What the task asks => Output the material word for word. Leave each picture out.

Supplied material =>

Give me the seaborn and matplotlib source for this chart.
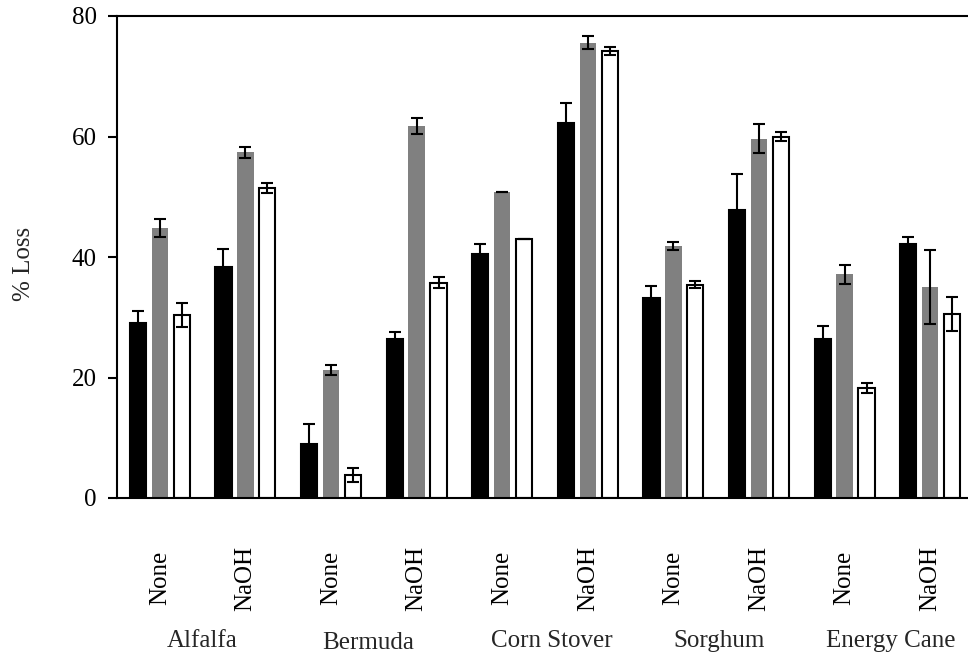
import matplotlib
matplotlib.use("Agg")
import matplotlib.pyplot as plt
import matplotlib.transforms as mtransforms
import pandas as pd
import seaborn as sns

# Feedstocks and pretreatments along the x axis
crops = ["Alfalfa", "Bermuda", "Corn Stover", "Sorghum", "Energy Cane"]
treatments = ["None", "NaOH"]
series = ["Series 1", "Series 2", "Series 3"]
series_colors = ["#000000", "#808080", "#ffffff"]

# % loss per crop/pretreatment, ordered Alfalfa None, Alfalfa NaOH, Bermuda None, ...
loss_s1 = [29.0, 38.4, 9.0, 26.4, 40.5, 62.2, 33.2, 47.8, 26.4, 42.2]
err_s1 = [2.0, 2.9, 3.3, 1.2, 1.6, 3.3, 2.0, 5.9, 2.1, 1.1]
loss_s2 = [44.8, 57.4, 21.2, 61.7, 50.8, 75.6, 41.8, 59.6, 37.1, 35.0]
err_s2 = [1.5, 0.9, 0.8, 1.3, 0.0, 1.1, 0.7, 2.4, 1.6, 6.2]
loss_s3 = [30.3, 51.5, 3.8, 35.7, 43.0, 74.2, 35.4, 60.0, 18.3, 30.5]
err_s3 = [2.0, 0.8, 1.2, 0.9, 0.0, 0.7, 0.6, 0.8, 0.8, 2.8]

y_ticks = [0, 20, 40, 60, 80]

# Long-form table for seaborn
keys = [f"{c} | {t}" for c in crops for t in treatments]
rows = []
for name, vals in zip(series, [loss_s1, loss_s2, loss_s3]):
    for k, v in zip(keys, vals):
        rows.append({"key": k, "series": name, "loss": v})
df = pd.DataFrame(rows)

sns.set_style("ticks")
plt.rcParams["font.family"] = ["Liberation Serif", "DejaVu Serif"]
FS = 18

fig = plt.figure(figsize=(9.68, 6.58), dpi=100)
ax = fig.add_axes([117 / 968, 160 / 658, 856 / 968, 482 / 658])

sns.barplot(
    data=df, x="key", y="loss", hue="series",
    order=keys, hue_order=series, palette=series_colors,
    width=0.77, gap=0.26, errorbar=None, saturation=1,
    edgecolor="black", linewidth=1.5, legend=False, ax=ax,
)

# Grey bars have no outline
for p in ax.containers[1]:
    p.set_edgecolor("#808080")
    p.set_linewidth(0)

# Error bars on every bar
for cont, errs in zip(ax.containers, [err_s1, err_s2, err_s3]):
    xs = [p.get_x() + p.get_width() / 2 for p in cont]
    ys = [p.get_height() for p in cont]
    ax.errorbar(xs, ys, yerr=errs, fmt="none", ecolor="black",
                elinewidth=1.5, capsize=4.6, capthick=1.5, zorder=4)

ax.set_xlim(-0.5, len(keys) - 0.5)
ax.set_ylim(0, 80)
ax.set_yticks(y_ticks)
ax.set_yticklabels([str(v) for v in y_ticks], fontsize=FS)
ax.tick_params(axis="y", direction="out", length=6.5, width=1.5, pad=8, colors="black")

ax.set_xticks(range(len(keys)))
ax.set_xticklabels(treatments * len(crops), rotation=90, va="center", fontsize=FS)
ax.tick_params(axis="x", length=0, pad=57.6, colors="black")

ax.set_xlabel("")
ax.set_ylabel("% Loss", fontsize=FS, va="center")
ax.yaxis.set_label_coords(-0.109, 0.485)

# Crop names under each pair of pretreatments (small hand nudges in pixels)
nudges = {"Bermuda": (-6, -2.5), "Corn Stover": (7, 0), "Sorghum": (3, 0), "Energy Cane": (3, 0)}
trans = mtransforms.blended_transform_factory(ax.transData, ax.transAxes)
for i, crop in enumerate(crops):
    dx, dy = nudges.get(crop, (0, 0))
    t = trans + mtransforms.ScaledTranslation(dx / 100, dy / 100, fig.dpi_scale_trans)
    ax.text(2 * i + 0.5, -0.309, crop, ha="center", va="baseline",
            fontsize=FS, transform=t)

for side in ["left", "bottom", "top"]:
    ax.spines[side].set_linewidth(1.5)
    ax.spines[side].set_color("black")
ax.spines["right"].set_visible(False)

fig.savefig("out.png", dpi=100)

Finished answer =>
Give me the seaborn and matplotlib source for this chart.
import matplotlib
matplotlib.use("Agg")
import matplotlib.pyplot as plt
import matplotlib.transforms as mtransforms
import pandas as pd
import seaborn as sns

# Feedstocks and pretreatments along the x axis
crops = ["Alfalfa", "Bermuda", "Corn Stover", "Sorghum", "Energy Cane"]
treatments = ["None", "NaOH"]
series = ["Series 1", "Series 2", "Series 3"]
series_colors = ["#000000", "#808080", "#ffffff"]

# % loss per crop/pretreatment, ordered Alfalfa None, Alfalfa NaOH, Bermuda None, ...
loss_s1 = [29.0, 38.4, 9.0, 26.4, 40.5, 62.2, 33.2, 47.8, 26.4, 42.2]
err_s1 = [2.0, 2.9, 3.3, 1.2, 1.6, 3.3, 2.0, 5.9, 2.1, 1.1]
loss_s2 = [44.8, 57.4, 21.2, 61.7, 50.8, 75.6, 41.8, 59.6, 37.1, 35.0]
err_s2 = [1.5, 0.9, 0.8, 1.3, 0.0, 1.1, 0.7, 2.4, 1.6, 6.2]
loss_s3 = [30.3, 51.5, 3.8, 35.7, 43.0, 74.2, 35.4, 60.0, 18.3, 30.5]
err_s3 = [2.0, 0.8, 1.2, 0.9, 0.0, 0.7, 0.6, 0.8, 0.8, 2.8]

y_ticks = [0, 20, 40, 60, 80]

# Long-form table for seaborn
keys = [f"{c} | {t}" for c in crops for t in treatments]
rows = []
for name, vals in zip(series, [loss_s1, loss_s2, loss_s3]):
    for k, v in zip(keys, vals):
        rows.append({"key": k, "series": name, "loss": v})
df = pd.DataFrame(rows)

sns.set_style("ticks")
plt.rcParams["font.family"] = ["Liberation Serif", "DejaVu Serif"]
FS = 18

fig = plt.figure(figsize=(9.68, 6.58), dpi=100)
ax = fig.add_axes([117 / 968, 160 / 658, 856 / 968, 482 / 658])

sns.barplot(
    data=df, x="key", y="loss", hue="series",
    order=keys, hue_order=series, palette=series_colors,
    width=0.77, gap=0.26, errorbar=None, saturation=1,
    edgecolor="black", linewidth=1.5, legend=False, ax=ax,
)

# Grey bars have no outline
for p in ax.containers[1]:
    p.set_edgecolor("#808080")
    p.set_linewidth(0)

# Error bars on every bar
for cont, errs in zip(ax.containers, [err_s1, err_s2, err_s3]):
    xs = [p.get_x() + p.get_width() / 2 for p in cont]
    ys = [p.get_height() for p in cont]
    ax.errorbar(xs, ys, yerr=errs, fmt="none", ecolor="black",
                elinewidth=1.5, capsize=4.6, capthick=1.5, zorder=4)

ax.set_xlim(-0.5, len(keys) - 0.5)
ax.set_ylim(0, 80)
ax.set_yticks(y_ticks)
ax.set_yticklabels([str(v) for v in y_ticks], fontsize=FS)
ax.tick_params(axis="y", direction="out", length=6.5, width=1.5, pad=8, colors="black")

ax.set_xticks(range(len(keys)))
ax.set_xticklabels(treatments * len(crops), rotation=90, va="center", fontsize=FS)
ax.tick_params(axis="x", length=0, pad=57.6, colors="black")

ax.set_xlabel("")
ax.set_ylabel("% Loss", fontsize=FS, va="center")
ax.yaxis.set_label_coords(-0.109, 0.485)

# Crop names under each pair of pretreatments (small hand nudges in pixels)
nudges = {"Bermuda": (-6, -2.5), "Corn Stover": (7, 0), "Sorghum": (3, 0), "Energy Cane": (3, 0)}
trans = mtransforms.blended_transform_factory(ax.transData, ax.transAxes)
for i, crop in enumerate(crops):
    dx, dy = nudges.get(crop, (0, 0))
    t = trans + mtransforms.ScaledTranslation(dx / 100, dy / 100, fig.dpi_scale_trans)
    ax.text(2 * i + 0.5, -0.309, crop, ha="center", va="baseline",
            fontsize=FS, transform=t)

for side in ["left", "bottom", "top"]:
    ax.spines[side].set_linewidth(1.5)
    ax.spines[side].set_color("black")
ax.spines["right"].set_visible(False)

fig.savefig("out.png", dpi=100)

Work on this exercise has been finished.